Crypto investor Mike Novogratz told CNBC on Tuesday that bitcoin faces near-term uncertainty after falling below $30,000, but he maintained a long-term positive outlook.

Bitcoin has struggled in the past two months, after notching an all-time high in April near $65,000. The weakness in recent days comes as reports indicated China took further steps to restrict bitcoin mining in the country, and as the nation’s central bank put pressure on financial firms to limit crypto-related service offerings. 

“We had China really be much more forceful in their idea to ban cryptocurrency. That’s created a retail deleveraging, ” Novogratz said on “Squawk Box.” “A lot of crypto happens in Asia, a lot of it is Chinese focused. So we’re seeing big liquidations, so it’s hard to call a bottom.”

“We’ll see if it holds on the day. We might plunge below it for a while and close above it,” Novogratz said, referring to the $30,000 price level, which some technical analysts saw as a key support level for bitcoin.

“If it’s really breached, $25,000 is the next big level of support. Listen, I’m less happy than I was at $60,000, but I’m not nervous,” added Novogratz, founder and CEO of Galaxy Digital, a crypto-focused financial services firm.

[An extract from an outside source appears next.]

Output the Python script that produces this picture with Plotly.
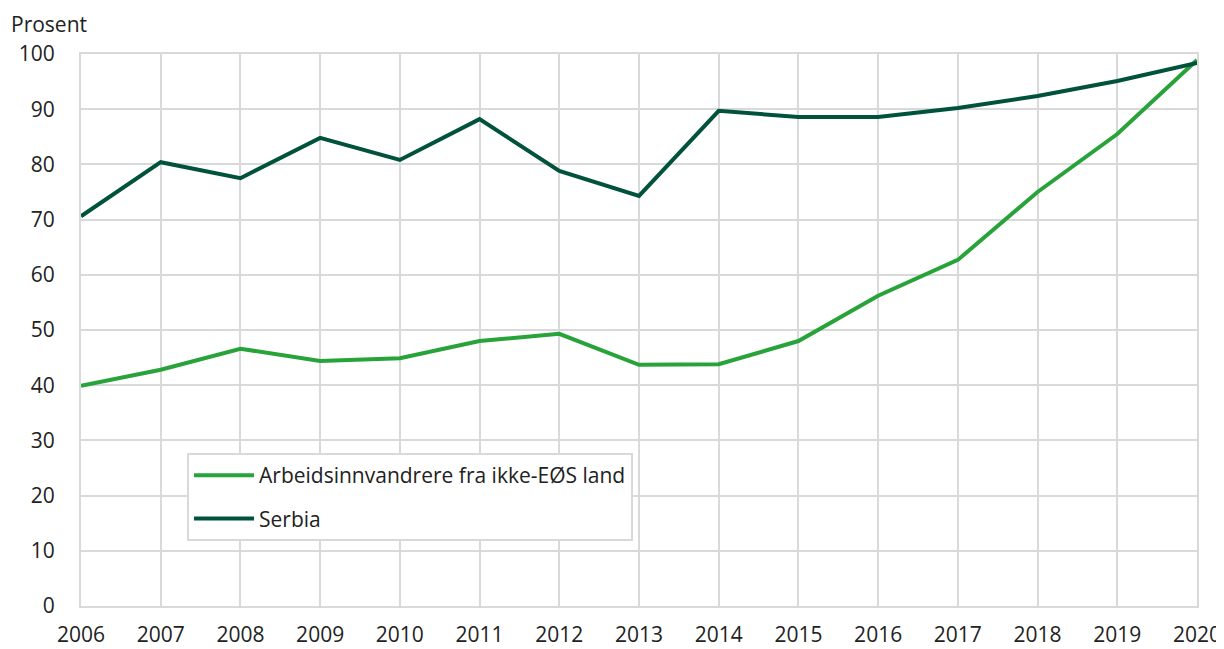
import plotly.graph_objects as go

years = list(range(2006, 2021))
arbeid = [39.9, 42.8, 46.6, 44.4, 44.9, 48.0, 49.3, 43.7, 43.8, 48.0, 56.2, 62.7, 75.0, 85.5, 98.9]
serbia = [70.6, 80.4, 77.5, 84.8, 80.8, 88.2, 78.8, 74.3, 89.7, 88.6, 88.6, 90.2, 92.4, 95.1, 98.4]
names = ["Arbeidsinnvandrere fra ikke-EØS land", "Serbia"]
colors = ["#27a33a", "#00523c"]

fig = go.Figure()
for i, (n, vals, c) in enumerate(zip(names, [arbeid, serbia], colors)):
    fig.add_trace(go.Scatter(x=years, y=vals, mode="lines", name=n,
                             legendgroup=f"g{i}",
                             line=dict(color=c, width=4)))

font = "Open Sans, Noto Sans, sans-serif"
# page body has an 8px default margin, so the figure is sized/offset to compensate
fig.update_layout(
    width=1216, height=641,
    margin=dict(l=73, r=27, t=46, b=43, autoexpand=False),
    paper_bgcolor="white", plot_bgcolor="white",
    font=dict(family=font, size=21, color="#222222"),
    showlegend=True,
    legend=dict(x=0.095, y=0.277, xanchor="left", yanchor="top",
                bgcolor="white", bordercolor="#d9d9d9", borderwidth=2,
                font=dict(size=21, color="#222222"),
                tracegroupgap=13, itemwidth=60),
)
fig.add_annotation(text="Prosent", xref="paper", yref="paper",
                   x=-0.064, y=1.0815, xanchor="left", yanchor="top",
                   borderpad=0, showarrow=False,
                   font=dict(size=21, color="#222222"))
fig.update_xaxes(range=[2006, 2020], tickmode="array", tickvals=years,
                 ticktext=[str(y) for y in years], automargin=False,
                 showgrid=True, gridcolor="#d9d9d9", gridwidth=2,
                 showline=True, linecolor="#d9d9d9", linewidth=2, mirror=True,
                 zeroline=False, ticks="", ticklabelstandoff=9, fixedrange=True)
fig.update_yaxes(range=[0, 100], tickmode="linear", tick0=0, dtick=10,
                 automargin=False,
                 showgrid=True, gridcolor="#d9d9d9", gridwidth=2,
                 showline=True, linecolor="#d9d9d9", linewidth=2, mirror=True,
                 zeroline=False, ticks="", ticklabelstandoff=20, fixedrange=True)

fig.write_html("out.html")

Bitcoin on Tuesday was down more than 50% from its April all-time high. The cryptocurrency has had bigger drawdowns before, like when it ran up to a then-record high near $20,000 in December 2017 and then lost more than 80% of its value, sinking below $3,500 per token. 

Novogratz said he doesn’t expect a crash of that magnitude again.

“The ecosystem is so much more mature. The amount of players that are moving in are so much more mature. Every single bank is working on their own crypto project, how they can get bitcoin to their wealth clients,” Novogratz said. “I think a lot of clients that didn’t buy it the first time will see this as an opportunity to buy it and get involved.”

Some crypto trading platforms in Asia have allowed large leverage ratios up to 100-to-1, for example, Novogratz noted. The Chinese government’s crackdown on that kind leverage is a long-term positive, he said. “Maybe not in the short run, but it’s a good thing,” he added. “That’s what’s created this excessive volatility that we’ve seen.”